Desde as barulhentas gralhas que todo o dia nos enchem os ouvidos com o seu vozear rouco e insistente, até às famosas “vacas sagradas".
Vacas pertencentes a uma raça bovina muito resistente que vai comendo o que pode e não necessita de cuidados especiais para sobreviver. Ao contrário do que se pensa têm dono e, geralmente, voltam a casa ao anoitecer sem que ninguém as guie. E em segurança porque ninguém as rouba e, muito menos, as maltrata.
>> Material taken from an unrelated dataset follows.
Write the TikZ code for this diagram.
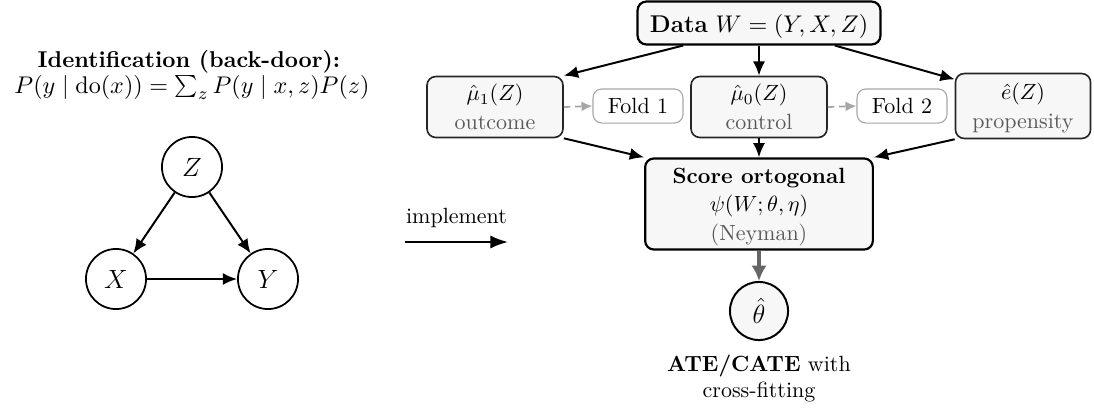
\documentclass[tikz,border=0pt]{standalone}
\usetikzlibrary{arrows.meta,calc,positioning}
\begin{document}
\begin{tikzpicture}[x=0.4545pt,y=-0.4545pt,
  every node/.style={inner sep=0pt},
  box/.style={draw=black!85, line width=0.75pt, rounded corners=4pt, fill=black!3,
    align=center, text depth=0pt},
  mainbox/.style={box, draw=black, line width=1pt},
  foldbox/.style={draw=black!35, line width=0.5pt, rounded corners=4pt, fill=white,
    minimum width=40.9pt, minimum height=15.5pt},
  var/.style={circle, draw=black, line width=0.8pt, minimum size=27.3pt,
    font=\fontsize{13}{15}\selectfont},
  arr/.style={-{Latex[length=6.5pt,width=5.5pt]}, line width=0.9pt, black},
  grayarr/.style={-{Latex[length=7pt,width=7pt]}, line width=1.8pt, black!60},
  foldarr/.style={-{Latex[length=5pt,width=4.5pt]}, line width=0.8pt, black!35, dash pattern=on 3pt off 2pt}
]
\useasboundingbox (0,0) rectangle (1094,407);

% ---- identification panel ----
\node[font=\fontsize{10.4}{12.5}\bfseries, anchor=base] (title) at (189,67) {Identification (back-door):};
\node[font=\fontsize{11.3}{13.5}\selectfont, anchor=base] (formula) at (192,93)
  {$P(y\mid \mathrm{do}(x))=\sum_z P(y\mid x,z)P(z)$};

\node[var] (Z) at (192,167) {$Z$};
\node[var] (X) at (116,279) {$X$};
\node[var] (Y) at (268,279) {$Y$};
\draw[arr] (Z) -- (X);
\draw[arr] (Z) -- (Y);
\draw[arr] (X) -- (Y);

% ---- bridge ----
\coordinate (impA) at (405,242);
\coordinate (impB) at (508,242);
\draw[arr, line width=1pt, -{Latex[length=8pt,width=6pt]}] (impA) -- (impB)
  node[midway, above=6pt] (impl) {implement};

% ---- estimation pipeline ----
\node[mainbox, minimum width=110.4pt, minimum height=19.5pt,
  font=\fontsize{11}{13.5}\selectfont] (data) at (759,23)
  {\textbf{Data} $W=(Y,X,Z)$};

\node[box, minimum width=61.8pt, minimum height=27.7pt] (mu1) at (495,107)
  {$\hat\mu_1(Z)$\\[1pt]{\color{black!65}outcome}};
\node[box, minimum width=61.8pt, minimum height=27.7pt] (mu0) at (759,107)
  {$\hat\mu_0(Z)$\\[1pt]{\color{black!65}control}};
\node[box, minimum width=61.4pt, minimum height=29.5pt] (e) at (1023,106)
  {$\hat e(Z)$\\[1pt]{\color{black!65}propensity}};

\node[foldbox] (f1) at (638,106) {Fold 1};
\node[foldbox] (f2) at (902,106) {Fold 2};

\node[mainbox, minimum width=103.5pt, minimum height=41.4pt] (score) at (759,204)
  {\textbf{Score ortogonal}\\[1pt]$\psi(W;\theta,\eta)$\\[1pt]{\color{black!65}(Neyman)}};

\node[circle, draw=black, line width=0.9pt, fill=black!3, minimum size=26.4pt,
  font=\fontsize{13}{15}\selectfont] (theta) at (759,311) {$\hat\theta$};
\node[align=center, below=6pt of theta.south, anchor=north] (ate) {\textbf{ATE/CATE} with\\cross-fitting};

\draw[arr] ([xshift=-34.5pt]data.south) -- (mu1.north east);
\draw[arr] (data.south) -- (mu0.north);
\draw[arr] ([xshift=34.5pt]data.south) -- ([yshift=-3pt]e.north west);

\draw[foldarr] (mu1.east) -- (f1.west);
\draw[foldarr] (mu0.east) -- (f2.west);

\draw[arr] (mu1.south east) -- (score.north west);
\draw[arr] (mu0.south) -- (score.north);
\draw[arr] (e.south west) -- (score.north east);

\draw[grayarr] (score.south) -- (theta.north);
\end{tikzpicture}
\end{document}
Delas, aproveitam o leite, que é escasso, dado o modo como se alimentam. E como não são fortes como aqueles bois que, ainda não há muitos anos víamos puxando os nossos arados e carros, elas são substituídas pelos búfalos domesticados: animais menos corpulentos, de chifres arqueados como quartos de lua voltados para o dorso negro.
Mas se as vacas são um dos ex-libris da Índia, neste caso de Goa, também há outra espécie de animais, ou melhor, de aves, que em Goa não se podem ignorar: as gralhas, essas que todos os dias nos acompanhavam com os seus gritos cavos, repetidos, a saltitar de ramo em ramo, astutas e precavidas, pelos jardins do nosso hotel, sem que aí nada se fizesse para as afugentar e, muito menos, destruir.
Mas nesse hotel de turismo, embora pertencente a uma cadeia internacional de hotéis, sabia-se cultivar o respeito pelas espécies naturais indígenas como se as normas que o regem fossem apenas goesas. Daí a presença de certo modo inevitável e bem aceite, não só das gralhas, mas também de animais domésticos, desde os cavalos que os hóspedes podiam montar, se soubessem evidentemente, até aos bandos de patos, brancos e barulhentos, que à tardinha víamos cirandar pelos relvados, com a finalidade – disseram-me – de detetar a presença indesejável de alguma cobra.
Se de facto assim é, aí está mais uma prova de como saber usar os meios que a própria natureza coloca ao alcance do homem para combater possíveis perigos, neste caso as cobras. E na verdade, que eu saiba, nunca nenhum hóspede se deparou com essa presença indesejável.
E muitas há em Goa, como em toda a Índia, das quais algumas raças são venenosas, incluindo a temível cobra-capelo que, na feira de Mapuçá vimos, obediente e dócil, erguer-se do cesto do encantador de serpentes sem ultrapassar os seus limites.
Imagem impressionante, com a sua carga de exotismo e mistério, a par de muitas outras imagens, mais acessíveis à nossa compreensão e que, por razões óbvias, sou levada a referir ao longo destas crónicas.